I’ve always regarded the day job as the poet’s blessing, because if the everyday world, its people, structures, aspirations, terrors, magnificence, unevenness are not the writer’s fodder, what could be? It’s from ‘the day job’ and my encounters with people, with situations, opportunities, disappointments, strivings that the imagination is fired and fed, the spirit quickened (or dashed). The day job is also something I’ve always regarded with appreciation and taken very seriously, for its own sake, and also for the opportunities to be a writer which it allows me. And in another very real sense, writing is the day job; my possible written response to this or to that, to everything, is never far from my immediate consciousness.

How do people respond when you tell them you are a poet?

It’s no false modesty but rather the way it is for me, that other people have told me I’m a poet; I haven’t ever titled myself in that way. I didn’t really dare even think it to myself until my third or even fourth collection had been published: there’s always that ‘one-hit wonder’ kind of fear, ‘what will the follow-up album be like?’ So rather than tell people I wait in a sense to be validated by them. I think by now, I do regard myself as a writer, but perhaps as a ‘poet in progress’ – always with much to learn, consider, grow from.

How hard is it to get published?

This refers presumably to professional publishing, as opposed to private or as it’s sometimes known ‘vanity’ publishing: both have their place. In my own writing career, I’m both privileged and grateful that my collections to date have all been with commercial publishing companies, rather than self-published. But that is a fine way to get started, to get one’s work out there and hopefully read and noticed, and to feel that one has even at one’s own expense accumulated some ‘runs on the board’. It may be the confidence boost needed, to strengthen one’s resolve to keep writing, keep trying, stay true to the craft and one’s own passion for it. It’s hard to get (professionally) published: very little poetry is published, by comparison with the level of publication of writing in other genres. Newspapers and poetry periodicals are possible avenues, and to any aspiring writer I would say, keep writing, keep sending your work to all such publications. Here I would pay tribute to Ron Pretty, lately of Five Island Press for many years and a great champion of many SA writers, to whom we all owe immeasurable gratitude, and who knows very well the kind of financial constraints which poetry publishing faces increasingly, Australia-wide. Like most writers, I imagine, I am very interested in why poetry is so little read – and purchased! - compared with say fiction or cookbooks or diet books: why isn’t poetry seen or felt to be just as indispensable? And how can we as writers and how can publishers redress that? Or can it be redressed at all? Do we just have to live with it, and be deeply grateful for the publishers like Ron and others who do believe passionately in the importance and future of the genre.

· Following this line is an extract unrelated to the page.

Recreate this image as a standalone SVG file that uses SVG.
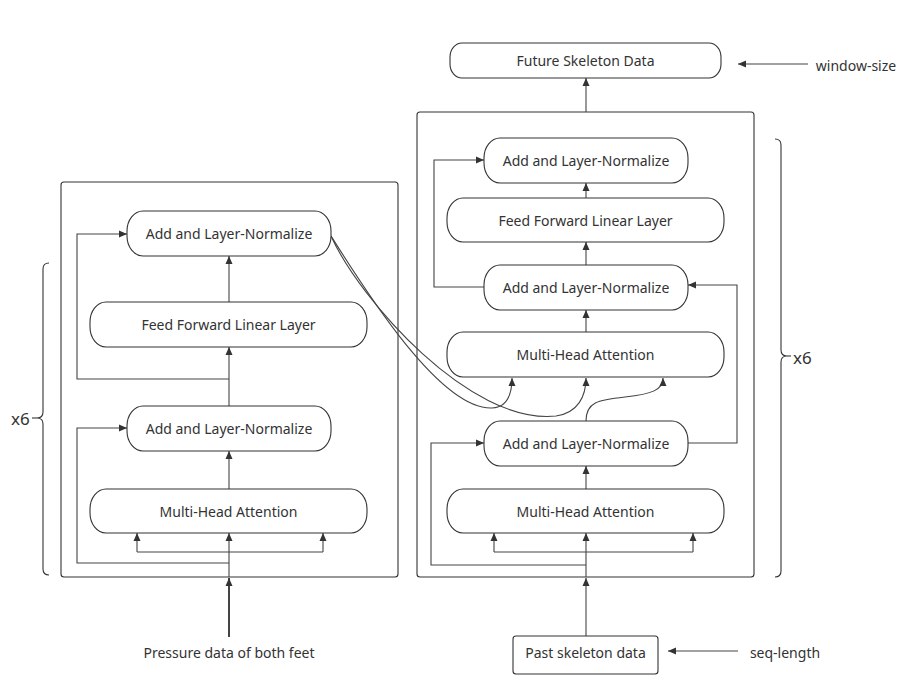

Which poets do you admire?

I could furnish a list of people who’ve influenced me and that would be a very long one indeed, but more and more one name stands out amongst all the rest. When I first read him, I had the odd thought that his poems - and himself, with whom I have corresponded - were a kind of older version of myself.

R S Thomas, great Welsh poet, and formidable Anglican priest combines in his work what it is to be initially or firstly a poet. And secondly, the many layered exquisite tapestry that is a poem. I go back to him continually, as one might to a mentor; he constantly challenges my own search and quest for metaphor and his striking and profound images of the natural world and the human condition.